Task to carry out >> Retype all material exactly. Pictures stay out of the copy.

--- Start ---

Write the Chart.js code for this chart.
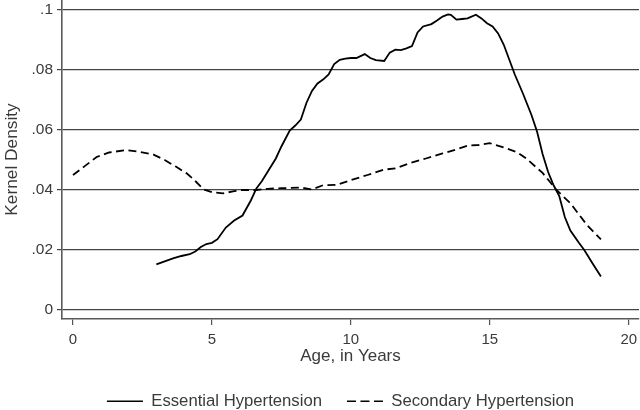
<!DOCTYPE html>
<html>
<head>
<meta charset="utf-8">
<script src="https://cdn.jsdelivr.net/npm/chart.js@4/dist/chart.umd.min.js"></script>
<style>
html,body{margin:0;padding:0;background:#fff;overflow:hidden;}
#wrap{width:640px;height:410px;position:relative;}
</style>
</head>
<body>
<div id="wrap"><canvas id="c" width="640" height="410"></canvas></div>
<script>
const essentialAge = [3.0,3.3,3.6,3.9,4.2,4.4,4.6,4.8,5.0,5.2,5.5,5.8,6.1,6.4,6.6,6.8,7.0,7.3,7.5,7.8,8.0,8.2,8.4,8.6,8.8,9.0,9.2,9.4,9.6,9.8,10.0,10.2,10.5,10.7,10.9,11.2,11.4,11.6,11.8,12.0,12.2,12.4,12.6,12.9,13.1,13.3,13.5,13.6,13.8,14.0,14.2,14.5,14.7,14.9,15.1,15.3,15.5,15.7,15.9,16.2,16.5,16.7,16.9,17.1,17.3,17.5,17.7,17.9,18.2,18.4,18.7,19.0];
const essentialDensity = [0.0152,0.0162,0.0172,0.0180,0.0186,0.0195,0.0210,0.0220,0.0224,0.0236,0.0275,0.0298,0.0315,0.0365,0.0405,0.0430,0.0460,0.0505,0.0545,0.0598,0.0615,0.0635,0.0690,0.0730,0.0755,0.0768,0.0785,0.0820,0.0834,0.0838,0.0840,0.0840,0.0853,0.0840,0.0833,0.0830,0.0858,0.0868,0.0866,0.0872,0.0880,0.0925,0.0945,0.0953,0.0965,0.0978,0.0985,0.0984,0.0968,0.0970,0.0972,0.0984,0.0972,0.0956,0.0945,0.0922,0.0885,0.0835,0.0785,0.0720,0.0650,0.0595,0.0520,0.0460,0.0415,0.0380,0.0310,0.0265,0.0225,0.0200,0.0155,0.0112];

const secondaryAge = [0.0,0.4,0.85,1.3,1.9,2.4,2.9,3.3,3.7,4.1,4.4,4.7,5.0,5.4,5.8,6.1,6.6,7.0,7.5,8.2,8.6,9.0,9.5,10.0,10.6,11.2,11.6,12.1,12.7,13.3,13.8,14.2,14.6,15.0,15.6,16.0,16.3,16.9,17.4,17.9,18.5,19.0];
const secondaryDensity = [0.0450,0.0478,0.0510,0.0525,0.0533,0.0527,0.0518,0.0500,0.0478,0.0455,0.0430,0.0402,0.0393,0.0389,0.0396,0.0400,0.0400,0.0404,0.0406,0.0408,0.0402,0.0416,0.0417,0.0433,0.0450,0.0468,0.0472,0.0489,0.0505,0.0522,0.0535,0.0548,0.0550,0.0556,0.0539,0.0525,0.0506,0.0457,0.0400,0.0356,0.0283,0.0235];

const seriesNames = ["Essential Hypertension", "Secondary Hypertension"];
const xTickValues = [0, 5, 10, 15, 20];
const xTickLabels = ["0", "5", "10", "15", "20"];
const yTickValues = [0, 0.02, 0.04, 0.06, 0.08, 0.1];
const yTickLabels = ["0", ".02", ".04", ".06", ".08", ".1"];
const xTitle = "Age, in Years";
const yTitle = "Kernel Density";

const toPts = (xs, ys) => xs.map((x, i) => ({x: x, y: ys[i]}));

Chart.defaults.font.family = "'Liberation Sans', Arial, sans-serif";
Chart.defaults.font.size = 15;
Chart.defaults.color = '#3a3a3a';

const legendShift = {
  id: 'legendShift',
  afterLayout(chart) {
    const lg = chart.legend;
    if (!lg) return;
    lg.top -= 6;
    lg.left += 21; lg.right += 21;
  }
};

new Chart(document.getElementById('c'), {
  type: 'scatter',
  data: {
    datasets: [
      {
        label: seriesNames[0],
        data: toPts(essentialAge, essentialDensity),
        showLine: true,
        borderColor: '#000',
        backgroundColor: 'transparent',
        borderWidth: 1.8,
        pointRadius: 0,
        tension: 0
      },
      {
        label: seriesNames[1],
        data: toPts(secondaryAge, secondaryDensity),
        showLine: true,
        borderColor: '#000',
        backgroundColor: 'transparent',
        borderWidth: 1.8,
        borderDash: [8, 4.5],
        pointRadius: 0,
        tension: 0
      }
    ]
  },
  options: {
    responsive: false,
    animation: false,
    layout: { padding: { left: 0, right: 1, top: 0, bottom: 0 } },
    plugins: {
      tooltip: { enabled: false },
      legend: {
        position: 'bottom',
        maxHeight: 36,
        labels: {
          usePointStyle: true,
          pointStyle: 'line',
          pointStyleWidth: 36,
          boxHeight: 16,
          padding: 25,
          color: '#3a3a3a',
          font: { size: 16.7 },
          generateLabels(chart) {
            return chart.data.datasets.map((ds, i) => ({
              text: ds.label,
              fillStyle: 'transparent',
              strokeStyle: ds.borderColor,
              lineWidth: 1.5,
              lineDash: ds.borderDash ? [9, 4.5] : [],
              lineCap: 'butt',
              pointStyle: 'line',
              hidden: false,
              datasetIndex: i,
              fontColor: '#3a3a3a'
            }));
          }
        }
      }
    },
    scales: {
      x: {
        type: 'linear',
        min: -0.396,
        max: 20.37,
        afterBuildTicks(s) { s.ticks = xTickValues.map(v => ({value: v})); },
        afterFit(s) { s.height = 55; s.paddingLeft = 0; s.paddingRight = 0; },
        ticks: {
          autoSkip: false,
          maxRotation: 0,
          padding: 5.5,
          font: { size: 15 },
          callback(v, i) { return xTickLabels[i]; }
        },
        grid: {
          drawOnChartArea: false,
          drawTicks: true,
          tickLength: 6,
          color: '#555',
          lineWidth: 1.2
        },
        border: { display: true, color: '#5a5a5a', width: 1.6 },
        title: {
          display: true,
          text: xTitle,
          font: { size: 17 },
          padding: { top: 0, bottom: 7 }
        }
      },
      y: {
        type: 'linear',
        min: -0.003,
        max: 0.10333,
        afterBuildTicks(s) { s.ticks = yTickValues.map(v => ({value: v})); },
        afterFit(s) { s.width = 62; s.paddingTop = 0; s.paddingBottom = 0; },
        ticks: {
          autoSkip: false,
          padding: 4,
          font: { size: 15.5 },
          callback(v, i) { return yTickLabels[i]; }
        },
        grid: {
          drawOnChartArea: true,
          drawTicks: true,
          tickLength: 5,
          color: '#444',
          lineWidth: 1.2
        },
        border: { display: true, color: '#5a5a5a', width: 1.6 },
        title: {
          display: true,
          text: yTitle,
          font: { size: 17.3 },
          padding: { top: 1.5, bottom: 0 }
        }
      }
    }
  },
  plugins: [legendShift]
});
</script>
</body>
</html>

--- End ---

Output of the exercise >>
Write the Chart.js code for this chart.
<!DOCTYPE html>
<html>
<head>
<meta charset="utf-8">
<script src="https://cdn.jsdelivr.net/npm/chart.js@4/dist/chart.umd.min.js"></script>
<style>
html,body{margin:0;padding:0;background:#fff;overflow:hidden;}
#wrap{width:640px;height:410px;position:relative;}
</style>
</head>
<body>
<div id="wrap"><canvas id="c" width="640" height="410"></canvas></div>
<script>
const essentialAge = [3.0,3.3,3.6,3.9,4.2,4.4,4.6,4.8,5.0,5.2,5.5,5.8,6.1,6.4,6.6,6.8,7.0,7.3,7.5,7.8,8.0,8.2,8.4,8.6,8.8,9.0,9.2,9.4,9.6,9.8,10.0,10.2,10.5,10.7,10.9,11.2,11.4,11.6,11.8,12.0,12.2,12.4,12.6,12.9,13.1,13.3,13.5,13.6,13.8,14.0,14.2,14.5,14.7,14.9,15.1,15.3,15.5,15.7,15.9,16.2,16.5,16.7,16.9,17.1,17.3,17.5,17.7,17.9,18.2,18.4,18.7,19.0];
const essentialDensity = [0.0152,0.0162,0.0172,0.0180,0.0186,0.0195,0.0210,0.0220,0.0224,0.0236,0.0275,0.0298,0.0315,0.0365,0.0405,0.0430,0.0460,0.0505,0.0545,0.0598,0.0615,0.0635,0.0690,0.0730,0.0755,0.0768,0.0785,0.0820,0.0834,0.0838,0.0840,0.0840,0.0853,0.0840,0.0833,0.0830,0.0858,0.0868,0.0866,0.0872,0.0880,0.0925,0.0945,0.0953,0.0965,0.0978,0.0985,0.0984,0.0968,0.0970,0.0972,0.0984,0.0972,0.0956,0.0945,0.0922,0.0885,0.0835,0.0785,0.0720,0.0650,0.0595,0.0520,0.0460,0.0415,0.0380,0.0310,0.0265,0.0225,0.0200,0.0155,0.0112];

const secondaryAge = [0.0,0.4,0.85,1.3,1.9,2.4,2.9,3.3,3.7,4.1,4.4,4.7,5.0,5.4,5.8,6.1,6.6,7.0,7.5,8.2,8.6,9.0,9.5,10.0,10.6,11.2,11.6,12.1,12.7,13.3,13.8,14.2,14.6,15.0,15.6,16.0,16.3,16.9,17.4,17.9,18.5,19.0];
const secondaryDensity = [0.0450,0.0478,0.0510,0.0525,0.0533,0.0527,0.0518,0.0500,0.0478,0.0455,0.0430,0.0402,0.0393,0.0389,0.0396,0.0400,0.0400,0.0404,0.0406,0.0408,0.0402,0.0416,0.0417,0.0433,0.0450,0.0468,0.0472,0.0489,0.0505,0.0522,0.0535,0.0548,0.0550,0.0556,0.0539,0.0525,0.0506,0.0457,0.0400,0.0356,0.0283,0.0235];

const seriesNames = ["Essential Hypertension", "Secondary Hypertension"];
const xTickValues = [0, 5, 10, 15, 20];
const xTickLabels = ["0", "5", "10", "15", "20"];
const yTickValues = [0, 0.02, 0.04, 0.06, 0.08, 0.1];
const yTickLabels = ["0", ".02", ".04", ".06", ".08", ".1"];
const xTitle = "Age, in Years";
const yTitle = "Kernel Density";

const toPts = (xs, ys) => xs.map((x, i) => ({x: x, y: ys[i]}));

Chart.defaults.font.family = "'Liberation Sans', Arial, sans-serif";
Chart.defaults.font.size = 15;
Chart.defaults.color = '#3a3a3a';

const legendShift = {
  id: 'legendShift',
  afterLayout(chart) {
    const lg = chart.legend;
    if (!lg) return;
    lg.top -= 6;
    lg.left += 21; lg.right += 21;
  }
};

new Chart(document.getElementById('c'), {
  type: 'scatter',
  data: {
    datasets: [
      {
        label: seriesNames[0],
        data: toPts(essentialAge, essentialDensity),
        showLine: true,
        borderColor: '#000',
        backgroundColor: 'transparent',
        borderWidth: 1.8,
        pointRadius: 0,
        tension: 0
      },
      {
        label: seriesNames[1],
        data: toPts(secondaryAge, secondaryDensity),
        showLine: true,
        borderColor: '#000',
        backgroundColor: 'transparent',
        borderWidth: 1.8,
        borderDash: [8, 4.5],
        pointRadius: 0,
        tension: 0
      }
    ]
  },
  options: {
    responsive: false,
    animation: false,
    layout: { padding: { left: 0, right: 1, top: 0, bottom: 0 } },
    plugins: {
      tooltip: { enabled: false },
      legend: {
        position: 'bottom',
        maxHeight: 36,
        labels: {
          usePointStyle: true,
          pointStyle: 'line',
          pointStyleWidth: 36,
          boxHeight: 16,
          padding: 25,
          color: '#3a3a3a',
          font: { size: 16.7 },
          generateLabels(chart) {
            return chart.data.datasets.map((ds, i) => ({
              text: ds.label,
              fillStyle: 'transparent',
              strokeStyle: ds.borderColor,
              lineWidth: 1.5,
              lineDash: ds.borderDash ? [9, 4.5] : [],
              lineCap: 'butt',
              pointStyle: 'line',
              hidden: false,
              datasetIndex: i,
              fontColor: '#3a3a3a'
            }));
          }
        }
      }
    },
    scales: {
      x: {
        type: 'linear',
        min: -0.396,
        max: 20.37,
        afterBuildTicks(s) { s.ticks = xTickValues.map(v => ({value: v})); },
        afterFit(s) { s.height = 55; s.paddingLeft = 0; s.paddingRight = 0; },
        ticks: {
          autoSkip: false,
          maxRotation: 0,
          padding: 5.5,
          font: { size: 15 },
          callback(v, i) { return xTickLabels[i]; }
        },
        grid: {
          drawOnChartArea: false,
          drawTicks: true,
          tickLength: 6,
          color: '#555',
          lineWidth: 1.2
        },
        border: { display: true, color: '#5a5a5a', width: 1.6 },
        title: {
          display: true,
          text: xTitle,
          font: { size: 17 },
          padding: { top: 0, bottom: 7 }
        }
      },
      y: {
        type: 'linear',
        min: -0.003,
        max: 0.10333,
        afterBuildTicks(s) { s.ticks = yTickValues.map(v => ({value: v})); },
        afterFit(s) { s.width = 62; s.paddingTop = 0; s.paddingBottom = 0; },
        ticks: {
          autoSkip: false,
          padding: 4,
          font: { size: 15.5 },
          callback(v, i) { return yTickLabels[i]; }
        },
        grid: {
          drawOnChartArea: true,
          drawTicks: true,
          tickLength: 5,
          color: '#444',
          lineWidth: 1.2
        },
        border: { display: true, color: '#5a5a5a', width: 1.6 },
        title: {
          display: true,
          text: yTitle,
          font: { size: 17.3 },
          padding: { top: 1.5, bottom: 0 }
        }
      }
    }
  },
  plugins: [legendShift]
});
</script>
</body>
</html>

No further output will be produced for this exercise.